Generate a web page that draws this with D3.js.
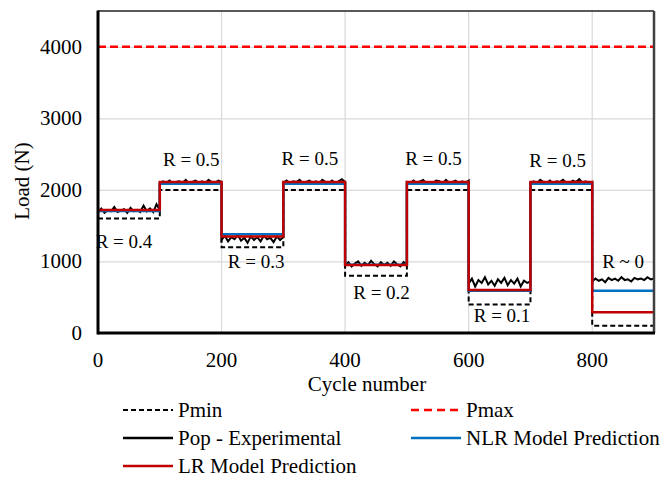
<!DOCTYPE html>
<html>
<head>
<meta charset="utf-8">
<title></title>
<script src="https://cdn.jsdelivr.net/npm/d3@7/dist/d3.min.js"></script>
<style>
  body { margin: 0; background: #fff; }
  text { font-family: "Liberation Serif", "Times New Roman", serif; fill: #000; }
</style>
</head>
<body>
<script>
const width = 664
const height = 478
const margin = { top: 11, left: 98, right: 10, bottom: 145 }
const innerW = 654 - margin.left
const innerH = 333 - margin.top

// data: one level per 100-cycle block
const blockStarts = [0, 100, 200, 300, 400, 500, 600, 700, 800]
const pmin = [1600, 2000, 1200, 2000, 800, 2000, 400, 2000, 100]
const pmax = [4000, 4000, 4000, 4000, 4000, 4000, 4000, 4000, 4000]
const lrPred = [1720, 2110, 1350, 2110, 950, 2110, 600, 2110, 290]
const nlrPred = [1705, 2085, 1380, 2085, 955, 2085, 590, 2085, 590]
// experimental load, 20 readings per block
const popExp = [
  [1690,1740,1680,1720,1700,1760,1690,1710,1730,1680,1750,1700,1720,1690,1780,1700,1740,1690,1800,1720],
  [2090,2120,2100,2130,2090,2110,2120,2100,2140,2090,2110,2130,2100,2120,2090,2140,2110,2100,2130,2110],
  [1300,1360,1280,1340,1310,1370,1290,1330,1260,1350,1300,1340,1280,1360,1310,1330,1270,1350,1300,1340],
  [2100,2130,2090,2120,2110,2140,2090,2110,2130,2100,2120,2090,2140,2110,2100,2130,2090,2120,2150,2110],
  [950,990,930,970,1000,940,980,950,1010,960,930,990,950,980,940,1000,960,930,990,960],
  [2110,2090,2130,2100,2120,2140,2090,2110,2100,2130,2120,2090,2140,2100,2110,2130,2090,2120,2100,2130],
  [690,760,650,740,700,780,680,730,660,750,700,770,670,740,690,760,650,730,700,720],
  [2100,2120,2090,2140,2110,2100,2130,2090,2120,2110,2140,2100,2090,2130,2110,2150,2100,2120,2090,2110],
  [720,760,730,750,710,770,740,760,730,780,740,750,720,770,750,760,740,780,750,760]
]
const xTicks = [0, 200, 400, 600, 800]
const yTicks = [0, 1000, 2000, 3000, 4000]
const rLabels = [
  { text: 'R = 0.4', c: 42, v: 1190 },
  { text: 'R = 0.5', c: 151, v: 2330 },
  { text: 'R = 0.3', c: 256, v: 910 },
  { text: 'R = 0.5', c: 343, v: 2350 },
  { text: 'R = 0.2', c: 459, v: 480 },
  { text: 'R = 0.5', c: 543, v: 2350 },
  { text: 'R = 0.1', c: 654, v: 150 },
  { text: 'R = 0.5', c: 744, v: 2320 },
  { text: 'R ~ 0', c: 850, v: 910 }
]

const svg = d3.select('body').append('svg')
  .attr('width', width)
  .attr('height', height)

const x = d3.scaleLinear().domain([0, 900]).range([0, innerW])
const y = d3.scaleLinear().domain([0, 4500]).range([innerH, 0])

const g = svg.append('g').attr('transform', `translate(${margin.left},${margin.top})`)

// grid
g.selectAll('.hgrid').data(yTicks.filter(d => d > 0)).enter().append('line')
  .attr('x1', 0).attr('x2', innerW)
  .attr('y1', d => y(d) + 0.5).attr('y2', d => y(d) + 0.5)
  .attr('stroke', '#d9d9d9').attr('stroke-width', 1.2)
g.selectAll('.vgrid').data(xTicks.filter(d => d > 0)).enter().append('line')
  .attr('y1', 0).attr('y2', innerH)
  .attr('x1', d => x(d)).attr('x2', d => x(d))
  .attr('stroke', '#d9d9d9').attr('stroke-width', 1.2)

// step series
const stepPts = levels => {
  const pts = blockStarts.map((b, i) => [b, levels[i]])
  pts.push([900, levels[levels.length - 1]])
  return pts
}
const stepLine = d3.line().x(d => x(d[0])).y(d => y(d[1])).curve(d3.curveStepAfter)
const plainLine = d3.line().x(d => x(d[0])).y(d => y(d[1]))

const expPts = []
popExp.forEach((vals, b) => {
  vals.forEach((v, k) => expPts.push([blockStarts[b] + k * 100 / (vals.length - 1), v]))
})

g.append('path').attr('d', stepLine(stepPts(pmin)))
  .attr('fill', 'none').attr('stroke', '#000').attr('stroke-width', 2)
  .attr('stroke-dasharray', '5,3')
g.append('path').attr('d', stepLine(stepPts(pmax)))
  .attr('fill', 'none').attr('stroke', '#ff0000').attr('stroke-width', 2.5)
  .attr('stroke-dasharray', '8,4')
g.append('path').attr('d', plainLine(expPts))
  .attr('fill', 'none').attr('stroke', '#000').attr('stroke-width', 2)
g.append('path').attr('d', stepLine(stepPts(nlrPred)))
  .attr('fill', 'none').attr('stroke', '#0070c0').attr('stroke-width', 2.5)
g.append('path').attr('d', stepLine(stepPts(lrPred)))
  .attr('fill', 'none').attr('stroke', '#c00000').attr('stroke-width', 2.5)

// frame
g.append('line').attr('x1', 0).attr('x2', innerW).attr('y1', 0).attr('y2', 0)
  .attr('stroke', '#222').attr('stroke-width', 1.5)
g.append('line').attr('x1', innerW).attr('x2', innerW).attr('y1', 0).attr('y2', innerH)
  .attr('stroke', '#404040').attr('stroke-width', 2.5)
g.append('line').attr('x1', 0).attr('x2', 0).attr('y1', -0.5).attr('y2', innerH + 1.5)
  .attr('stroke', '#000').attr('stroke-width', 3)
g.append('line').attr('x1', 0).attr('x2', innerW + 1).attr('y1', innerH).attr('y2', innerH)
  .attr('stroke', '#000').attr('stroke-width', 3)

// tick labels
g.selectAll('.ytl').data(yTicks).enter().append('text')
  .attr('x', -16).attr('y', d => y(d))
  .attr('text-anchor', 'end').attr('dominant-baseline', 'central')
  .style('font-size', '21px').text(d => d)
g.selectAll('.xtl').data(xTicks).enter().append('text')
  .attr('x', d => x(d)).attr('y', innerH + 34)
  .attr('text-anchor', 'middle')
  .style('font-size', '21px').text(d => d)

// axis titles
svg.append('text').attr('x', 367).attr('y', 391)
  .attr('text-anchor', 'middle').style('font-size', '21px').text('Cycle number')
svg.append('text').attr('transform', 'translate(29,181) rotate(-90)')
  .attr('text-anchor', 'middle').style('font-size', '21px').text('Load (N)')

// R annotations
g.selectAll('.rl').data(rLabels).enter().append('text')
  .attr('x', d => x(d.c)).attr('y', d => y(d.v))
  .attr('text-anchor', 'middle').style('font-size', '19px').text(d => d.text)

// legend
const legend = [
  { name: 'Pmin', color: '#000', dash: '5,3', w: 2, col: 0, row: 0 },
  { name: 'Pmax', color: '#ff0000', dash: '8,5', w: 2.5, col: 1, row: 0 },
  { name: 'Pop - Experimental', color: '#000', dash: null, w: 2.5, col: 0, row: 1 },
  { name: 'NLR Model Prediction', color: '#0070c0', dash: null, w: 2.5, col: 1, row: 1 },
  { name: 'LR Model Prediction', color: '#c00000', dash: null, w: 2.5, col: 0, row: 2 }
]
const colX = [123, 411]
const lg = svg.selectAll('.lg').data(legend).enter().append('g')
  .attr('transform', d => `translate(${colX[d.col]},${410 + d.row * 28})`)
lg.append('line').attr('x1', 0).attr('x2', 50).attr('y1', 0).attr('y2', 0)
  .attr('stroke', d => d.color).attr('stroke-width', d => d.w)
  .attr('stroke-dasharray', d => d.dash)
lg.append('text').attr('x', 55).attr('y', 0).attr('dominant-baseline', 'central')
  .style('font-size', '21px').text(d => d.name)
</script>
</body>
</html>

Aim of the exercise>
Write out nothing but the lines from the start of the data through the line with "const innerH = 333 - margin.top". Leave out the pictures.

The solution>
Generate a web page that draws this with D3.js.
<!DOCTYPE html>
<html>
<head>
<meta charset="utf-8">
<title></title>
<script src="https://cdn.jsdelivr.net/npm/d3@7/dist/d3.min.js"></script>
<style>
  body { margin: 0; background: #fff; }
  text { font-family: "Liberation Serif", "Times New Roman", serif; fill: #000; }
</style>
</head>
<body>
<script>
const width = 664
const height = 478
const margin = { top: 11, left: 98, right: 10, bottom: 145 }
const innerW = 654 - margin.left
const innerH = 333 - margin.top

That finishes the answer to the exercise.